Earlier on Tuesday, the main TV tower in the capital Kyiv was also hit, knocking media off air and killing five people.
Moscow warned residents near Kyiv's military areas to leave their homes.
The explosion sent smoke billowing from the steel structure, but the tower remains standing.
A nearby memorial to victims of the Holocaust was damaged in the same strike. The Babyn Yar ravine is Europe's largest mass grave of the Holocaust where more than 70,000 people, mostly Jews, were shot by the Nazis.
Mr Zelensky said on Twitter that the attack was "history repeating...".
"What is the point of saying 'never again' for 80 years, if the world stays silent when a bomb drops on the same site of Babyn Yar?"
Satellite images reveal a huge Russian military convoy snaking towards Kyiv, amid fears of an all-out assault on the capital.
But a senior US defence official said there had been "no appreciable movement" by the 40-mile (64km) convoy on Tuesday.
There were indications that morale was flagging among Russian troops in general, and some units were surrendering, sometimes without a fight, the official added.
In a speech to the EU parliament by video link, Mr Zelensky called on Europe to "prove you are with us, prove that you will not let us go".
Later the parliament said it would look at a request by Ukraine for candidate status of the EU.
The Ukrainian president condemned the attacks on Kharkiv as "state terrorism on the part of Russia".
Video footage showed a missile hitting the local government building and exploding, causing a massive fireball and blowing out windows of surrounding buildings. Freedom Square is the second largest city-centre square in Europe and a landmark of the city.
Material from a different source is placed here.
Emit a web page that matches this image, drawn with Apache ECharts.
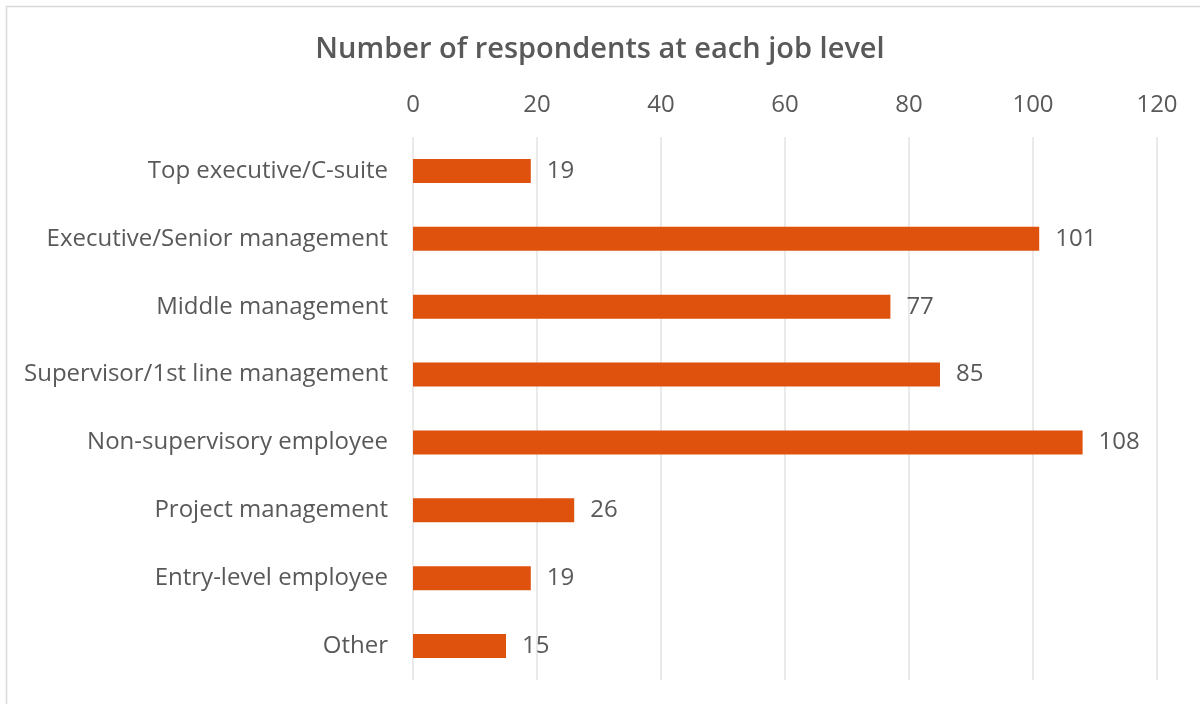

Residents of Kharkiv told the BBC they were living in "hell" because of apparent attacks on civilians.
Yulia, a married mother of three, said the Russians were targeting areas with no military infrastructure.
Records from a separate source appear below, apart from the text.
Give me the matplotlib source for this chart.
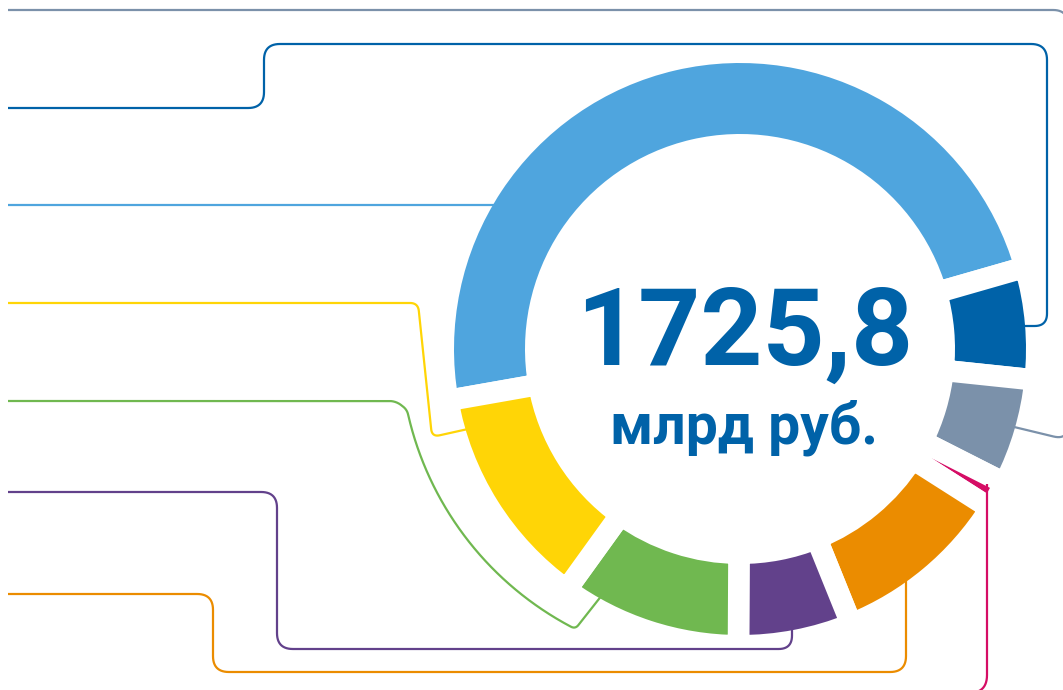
import numpy as np
import matplotlib.pyplot as plt

W, H = 1063, 690

# --- данные: структура, млрд руб. ---
total_label = "1725,8"
unit_label = "млрд руб."
values = [834.1, 105.5, 100.2, 26.8, 170.2, 106.9, 170.2, 211.9]
colors = ["#4FA5DE", "#0062A8", "#7B91AA", "#D50D65",
          "#EB8C00", "#62418B", "#70B850", "#FFD506"]

# геометрия кольца (в пикселях картинки)
cx, cy = 740, 349
r_out, r_in = 286, 215
gap = 21.5  # px
px2pt = 72 / 100


def rounded(pts, r, n=14):
    pts = [np.array(p, dtype=float) for p in pts]
    out = [pts[0]]
    for i in range(1, len(pts) - 1):
        p0, p1, p2 = pts[i - 1], pts[i], pts[i + 1]
        d1, d2 = p0 - p1, p2 - p1
        l1, l2 = np.hypot(*d1), np.hypot(*d2)
        c = min(r, l1 / 2, l2 / 2)
        a = p1 + d1 / l1 * c
        b = p1 + d2 / l2 * c
        t = np.linspace(0, 1, n)[:, None]
        out.extend((1 - t) ** 2 * a + 2 * (1 - t) * t * p1 + t ** 2 * b)
    out.append(pts[-1])
    return np.array(out)


fig = plt.figure(figsize=(W / 100, H / 100), dpi=100)
ax = fig.add_axes([0, 0, 1, 1])

# --- кольцо ---
ax.pie(values, colors=colors, startangle=170, counterclock=True,
       center=(cx, cy), radius=r_out + gap / 2,
       wedgeprops=dict(width=r_out - r_in + gap, edgecolor="white",
                       linewidth=gap * px2pt),
       frame=True)

# --- выноски ---
lw = 1.6
arc_t = np.radians(np.linspace(168, 117, 30))
green_arc = [(721 + 321 * np.cos(a), 343 + 321 * np.sin(a)) for a in arc_t]

leaders = [
    ("#7B91AA", [(8, 10), (1068, 10), (1068, 440), (1010, 426)], 15),
    ("#0062A8", [(8, 108), (264, 108), (264, 44), (1047, 44),
                 (1047, 326), (1022, 326)], 16),
    ("#4FA5DE", [(8, 205), (502, 205)], 0),
    ("#FFD506", [(8, 303), (418, 303), (432, 437), (468, 429)], 8),
    ("#70B850", [(8, 401), (396, 401)] + green_arc + [(606, 590)], 8),
    ("#62418B", [(8, 492), (277, 492), (277, 649), (792, 649), (792, 622)], 16),
    ("#EB8C00", [(8, 594), (213, 594), (213, 672), (906, 672), (906, 575)], 16),
    ("#D50D65", [(987, 484), (987, 693), (8, 693)], 18),
]
for col, pts, rad in leaders:
    path = rounded(pts, rad)
    ax.plot(path[:, 0], path[:, 1], color=col, lw=lw, zorder=3,
            solid_capstyle="butt")

# --- подпись в центре ---
ax.text(745, 365, total_label, ha="center", va="baseline", fontsize=78,
        fontweight="bold", color="#0062A8", family="Roboto", zorder=4)
ax.text(744, 443, unit_label, ha="center", va="baseline", fontsize=41,
        fontweight="bold", color="#0062A8", family="Roboto", zorder=4)

ax.set_xlim(0, W)
ax.set_ylim(H, 0)
ax.set_aspect("equal")
ax.axis("off")
fig.savefig("out.png", dpi=100, facecolor="white")
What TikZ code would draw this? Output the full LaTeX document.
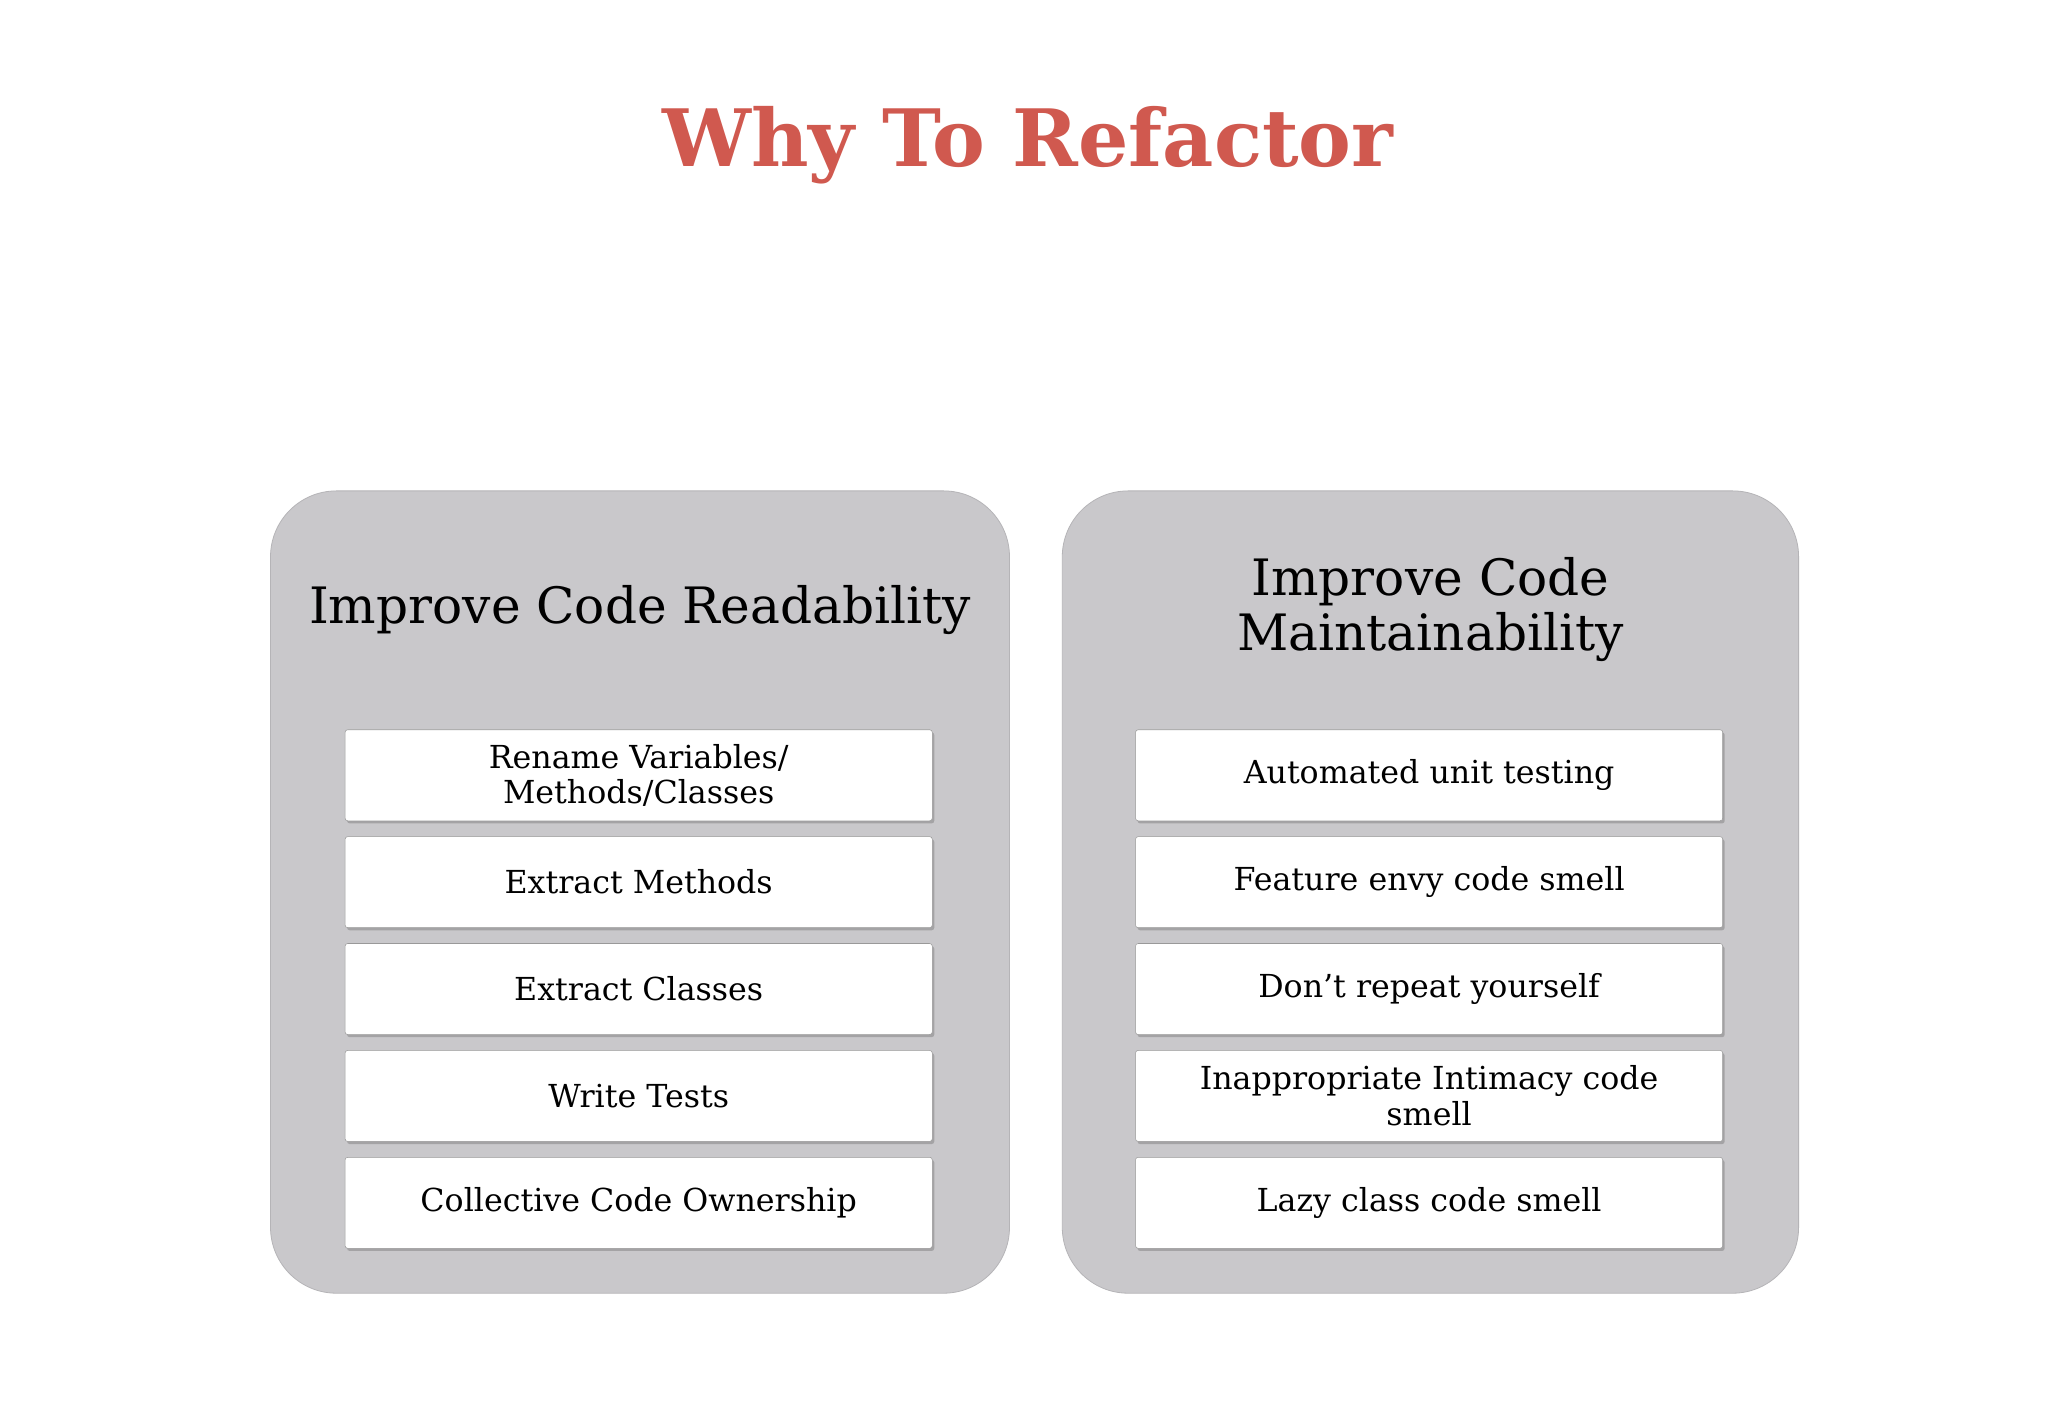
\documentclass[tikz,border=0pt]{standalone}
\usepackage{fontspec}
\setmainfont{DejaVu Serif}
\usetikzlibrary{shadows}
\definecolor{ttl}{HTML}{D0594F}
\definecolor{pan}{HTML}{C9C8CB}
\begin{document}
\begin{tikzpicture}[x=1pt,y=-1pt,
panel/.style={fill=pan,rounded corners=50pt,draw=pan!90!black,line width=0.6pt},
item/.style={draw=gray!80,fill=white,minimum width=445pt,minimum height=69pt,rounded corners=2pt,
 align=center,font=\fontsize{24}{27}\selectfont,drop shadow={shadow xshift=1.5pt,shadow yshift=-2pt,opacity=0.5}},
head/.style={align=center,font=\fontsize{38}{42}\selectfont}]
\useasboundingbox (0,0) rectangle (1552,1075);
\fill[white] (0,0) rectangle (1552,1075);
\node[font=\fontsize{60}{66}\selectfont\bfseries,text=ttl] (title) at (779,110) {Why To Refactor};
\draw[panel] (205,372) rectangle (765,980);
\draw[panel] (805,372) rectangle (1363,980);
\node[head] (h1) at (485,462) {Improve Code Readability};
\node[head] (h2) at (1084,462) {Improve Code\\Maintainability};
\foreach \n/\t [count=\i from 0] in {a1/{Rename Variables/\\Methods/Classes},a2/Extract Methods,a3/Extract Classes,a4/Write Tests,a5/Collective Code Ownership}
  \node[item] (\n) at (484,{587.5+81*\i}) {\t};
\foreach \n/\t [count=\i from 0] in {b1/Automated unit testing,b2/Feature envy code smell,b3/Don’t repeat yourself,b4/{Inappropriate Intimacy code\\smell},b5/Lazy class code smell}
  \node[item] (\n) at (1083,{587.5+81*\i}) {\t};
\end{tikzpicture}
\end{document}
"They've been bombing... a residential area where tens of thousands of people live - mothers, children," she said. "We have very many injured... This is hell."
Another resident told the Newshour programme she and her husband and children were living in a bomb shelter because they did not know where the shelling would strike next.
Joel Gunter, BBC News, Ukraine
Just 30 miles from the border and largely Russian speaking, Kharkiv has long been considered an obvious target for this invasion. Russian troops have engaged in street combat there with Ukrainian soldiers defending the city, and the city has been heavily bombarded from the air, killing scores of civilians at least.
Residents who spoke to the BBC on Tuesday described spending long nights in cramped bomb shelters or, for those with no access underground, in the hallways of their apartments, away from windows.
Iryna Ruzhynska, 40, was sheltering on Tuesday in the hallway of her second-floor apartment in a 16-floor building, with her two sons, daughter-in-law and grandchild. Ruzhynska's mother, who is 75, was trapped in her own 11th-floor apartment because the building's lift was out of order.
"We have put scotch tape on the windows and pillows by the window stills," Ruzhynska said.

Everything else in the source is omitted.